The route to any degree of freedom isn't going to be pretty and won't be without plenty of tears, that's even if a route can be cleared.

If the only way is a temporary 'hook up' with the hard right for the purpose of the greater good in the long run.......then so be it.
Von Curtis
Posted: Sat Jun 06, 2009 12:08 am    Post subject: GO BRITAINS - TAKE YOUR POWER BACK

Good luck with everything - I will be hoping and praying enough people have woken up from the gradual brain-washing by stealth - I was listening to the BBC last night and it was doing full speed propaganda supporting Brown and their rotten plans to take more and more rights away from the people.
ktholcombe
Posted: Sat Jun 06, 2009 10:41 pm    Post subject:

Von Curtis wrote:
I will be hoping and praying enough people have woken up from the gradual brain-washing by stealth.
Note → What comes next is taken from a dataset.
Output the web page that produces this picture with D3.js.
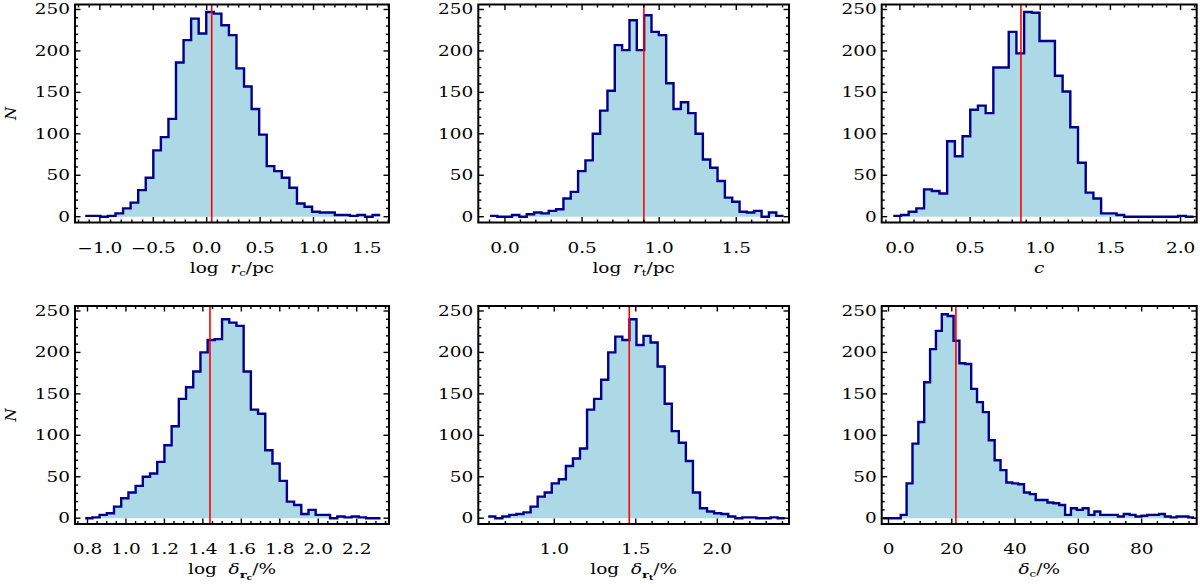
<!DOCTYPE html>
<html>
<head>
<meta charset="utf-8">
<script src="https://d3js.org/d3.v7.min.js"></script>
<style>
  body { margin: 0; background: #fff; }
  svg { display: block; }
</style>
</head>
<body>
<div id="chart"></div>
<script>
// bin counts, one array per panel
const rcStart = -1.137
const rcWidth = 0.0708
const rcCounts = [1, 1, 0, 1, 4, 10, 17, 32, 47, 80, 96, 118, 186, 213, 239, 221, 247, 245, 231, 219,
  179, 157, 130, 99, 61, 55, 47, 35, 16, 12, 6, 5, 5, 2, 2, 1, 2, 0, 2]

const rtStart = -0.097
const rtWidth = 0.0476
const rtCounts = [1, 0, 0, 2, 0, 3, 5, 4, 7, 9, 22, 30, 55, 68, 100, 128, 152, 207, 201, 237,
  201, 243, 223, 219, 161, 130, 138, 125, 100, 69, 59, 43, 23, 18, 6, 5, 7, 0, 5, 1]

const cStart = -0.0475
const cWidth = 0.05486
const cCounts = [1, 2, 6, 10, 33, 31, 28, 91, 73, 97, 129, 134, 125, 180, 180, 223, 197, 247, 246, 212,
  212, 170, 151, 108, 65, 29, 22, 4, 4, 2, 0, 0, 0, 0, 0, 0, 0, 1, 0]

const drcStart = 0.788
const drcWidth = 0.03746
const drcCounts = [0, 1, 4, 6, 14, 24, 31, 39, 50, 54, 68, 88, 111, 144, 158, 177, 200, 215, 216, 240,
  236, 232, 177, 131, 126, 82, 66, 45, 20, 16, 5, 10, 4, 4, 0, 2, 1, 2, 1, 0, 0]

const drtStart = 0.595
const drtWidth = 0.0433
const drtCounts = [2, 0, 2, 4, 5, 7, 14, 26, 31, 42, 47, 63, 72, 84, 131, 144, 167, 200, 219, 215,
  240, 209, 220, 212, 183, 138, 105, 91, 69, 31, 12, 8, 6, 5, 2, 0, 1, 1, 0, 0, 1, 0]

const dcStart = -1.7
const dcWidth = 1.855
const dcCounts = [0, 0, 0, 4, 42, 90, 116, 164, 204, 226, 246, 244, 214, 187, 186, 156, 140, 128, 94, 70,
  58, 43, 42, 41, 31, 29, 22, 22, 19, 18, 16, 4, 12, 10, 12, 4, 8, 4, 4, 4,
  2, 5, 4, 2, 3, 4, 4, 5, 2, 1, 2, 2, 1]

// best values (red lines)
const bestValues = [0.047, 0.901, 0.8625, 1.437, 1.46, 21.3]

// axis ranges and tick labels
const xDomains = [[-1.233, 1.707], [-0.173, 1.842], [-0.13, 2.115], [0.735, 2.368], [0.534, 2.44], [-2.15, 97.4]]
const xMajorTicks = [
  [-1.0, -0.5, 0.0, 0.5, 1.0, 1.5],
  [0.0, 0.5, 1.0, 1.5],
  [0.0, 0.5, 1.0, 1.5, 2.0],
  [0.8, 1.0, 1.2, 1.4, 1.6, 1.8, 2.0, 2.2],
  [1.0, 1.5, 2.0],
  [0, 20, 40, 60, 80]
]
const xMinorSteps = [0.1, 0.1, 0.1, 0.05, 0.1, 5]
const xFormats = ['.1f', '.1f', '.1f', '.1f', '.1f', 'd']
const yDomain = [-7, 256]
const yMajorTicks = [0, 50, 100, 150, 200, 250]
const yMinorStep = 10

// layout
const width = 1200
const height = 587
const colLeft = [75, 478.3, 881.7]
const colRight = [389, 789, 1196.7]
const rowTop = [4.5, 306]
const boxHeight = 218
const fontFamily = '"DejaVu Serif", "Liberation Serif", serif'
const fontSize = 14
const stretch = 1.32

const panels = [
  { start: rcStart, width: rcWidth, counts: rcCounts },
  { start: rtStart, width: rtWidth, counts: rtCounts },
  { start: cStart, width: cWidth, counts: cCounts },
  { start: drcStart, width: drcWidth, counts: drcCounts },
  { start: drtStart, width: drtWidth, counts: drtCounts },
  { start: dcStart, width: dcWidth, counts: dcCounts }
].map((p, i) => ({
  ...p,
  best: bestValues[i],
  domain: xDomains[i],
  majors: xMajorTicks[i],
  minorStep: xMinorSteps[i],
  format: xFormats[i]
}))

const svg = d3.select('#chart')
  .append('svg')
  .attr('width', width)
  .attr('height', height)
  .attr('viewBox', `0 0 ${width} ${height}`)

function minorTicks (domain, step, majors) {
  const out = []
  const first = Math.ceil(domain[0] / step - 1e-9)
  const last = Math.floor(domain[1] / step + 1e-9)
  for (let k = first; k <= last; k++) {
    const v = k * step
    if (!majors.some(m => Math.abs(m - v) < step * 0.01)) out.push(v)
  }
  return out
}

function fmt (f) {
  const base = d3.format(f)
  return v => base(v).replace('-', '\u2212')
}

// titles built from tspans (roman / italic / subscripts)
function writeTitle (text, i) {
  const add = (s, opts = {}) => {
    const t = text.append('tspan').text(s)
    if (opts.italic) t.attr('font-style', 'italic')
    if (opts.bold) t.attr('font-weight', 'bold')
    if (opts.size) t.attr('font-size', opts.size)
    if (opts.dy) t.attr('dy', opts.dy)
    return t
  }
  if (i === 0 || i === 1) {
    add('log\u00a0\u00a0')
    add('r', { italic: true })
    add(i === 0 ? 'c' : 't', { size: 9, dy: 3 })
    add('/pc', { dy: -3 })
  } else if (i === 2) {
    add('c', { italic: true })
  } else if (i === 3 || i === 4) {
    add('log\u00a0\u00a0')
    add('\u03b4', { italic: true })
    add('r', { size: 10, bold: true, dy: 4 })
    add(i === 3 ? 'c' : 't', { size: 7, bold: true, dy: 2 })
    add('/%', { dy: -6 })
  } else {
    add('\u03b4', { italic: true })
    add('c', { size: 9, dy: 3 })
    add('/%', { dy: -3 })
  }
}

function drawPanel (p, i) {
  const col = i % 3
  const row = Math.floor(i / 3)
  const left = colLeft[col]
  const right = colRight[col]
  const top = rowTop[row]
  const bottom = top + boxHeight

  const x = d3.scaleLinear().domain(p.domain).range([left, right])
  const y = d3.scaleLinear().domain(yDomain).range([bottom, top])

  const bins = p.counts.map((n, k) => ({ x0: p.start + k * p.width, n }))
  bins.push({ x0: p.start + p.counts.length * p.width, n: p.counts[p.counts.length - 1] })

  const g = svg.append('g').attr('class', 'panel')

  g.append('path')
    .attr('d', d3.area().curve(d3.curveStepAfter)
      .x(d => x(d.x0)).y0(y(0)).y1(d => y(d.n))(bins))
    .attr('fill', '#add8e6')

  g.append('path')
    .attr('d', d3.line().curve(d3.curveStepAfter)
      .x(d => x(d.x0)).y(d => y(d.n))(bins))
    .attr('fill', 'none')
    .attr('stroke', '#00008b')
    .attr('stroke-width', 2.4)
    .attr('stroke-linejoin', 'miter')

  g.append('line')
    .attr('x1', x(p.best)).attr('x2', x(p.best))
    .attr('y1', top).attr('y2', bottom)
    .attr('stroke', '#ff0000')
    .attr('stroke-width', 1.6)

  // ticks on all four sides, pointing inward
  const major = 5.5
  const minor = 3
  const tickG = g.append('g').attr('stroke', '#000').attr('stroke-width', 1.4)
  const xMinor = minorTicks(p.domain, p.minorStep, p.majors)
  const yMinor = minorTicks(yDomain, yMinorStep, yMajorTicks)
  const xTicks = p.majors.map(v => [v, major]).concat(xMinor.map(v => [v, minor]))
  const yTicks = yMajorTicks.map(v => [v, major]).concat(yMinor.map(v => [v, minor]))

  xTicks.forEach(([v, len]) => {
    tickG.append('line').attr('x1', x(v)).attr('x2', x(v)).attr('y1', bottom).attr('y2', bottom - len)
    tickG.append('line').attr('x1', x(v)).attr('x2', x(v)).attr('y1', top).attr('y2', top + len)
  })
  yTicks.forEach(([v, len]) => {
    tickG.append('line').attr('x1', left).attr('x2', left + len).attr('y1', y(v)).attr('y2', y(v))
    tickG.append('line').attr('x1', right).attr('x2', right - len).attr('y1', y(v)).attr('y2', y(v))
  })

  g.append('rect')
    .attr('x', left).attr('y', top)
    .attr('width', right - left).attr('height', boxHeight)
    .attr('fill', 'none')
    .attr('stroke', '#000')
    .attr('stroke-width', 2)

  // tick labels
  const f = fmt(p.format)
  p.majors.forEach(v => {
    g.append('text')
      .attr('transform', `translate(${x(v)},${bottom + 30}) scale(${stretch},1)`)
      .attr('text-anchor', 'middle')
      .attr('font-family', fontFamily)
      .attr('font-size', fontSize)
      .text(f(v))
  })
  yMajorTicks.forEach(v => {
    g.append('text')
      .attr('transform', `translate(${left - 5},${y(v) + 5}) scale(${stretch},1)`)
      .attr('text-anchor', 'end')
      .attr('font-family', fontFamily)
      .attr('font-size', fontSize)
      .text(v)
  })

  const title = g.append('text')
    .attr('transform', `translate(${(left + right) / 2},${bottom + 50}) scale(${stretch},1)`)
    .attr('text-anchor', 'middle')
    .attr('font-family', fontFamily)
    .attr('font-size', fontSize)
  writeTitle(title, i)

  if (col === 0) {
    g.append('text')
      .attr('transform', `translate(16,${(top + bottom) / 2}) rotate(-90)`)
      .attr('text-anchor', 'middle')
      .attr('font-family', fontFamily)
      .attr('font-style', 'italic')
      .attr('font-size', 15)
      .text('N')
  }
}

panels.forEach(drawPanel)
</script>
</body>
</html>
Me too.......but it's likely to be a vain hope. When people can't use the loo without complying with a new directorate telling them what times of the day/week they may defacate.......and then another directorate requiring them to only use loo paper manufactured by a company they all have shares in...all directorates to be enforced at gunpoint of course......then they'll be squealing like stuck pigs. But let's face it, we probably won't reach that stage in our lifetimes, it'll be what our children inherit unless we can do something to stop it.

Quote:
I was listening to the BBC last night and it was doing full speed propaganda supporting Brown and their rotten plans to take more and more rights away from the people.


Yah.....they very nearly choke everytime they are obliged to mention UKIP.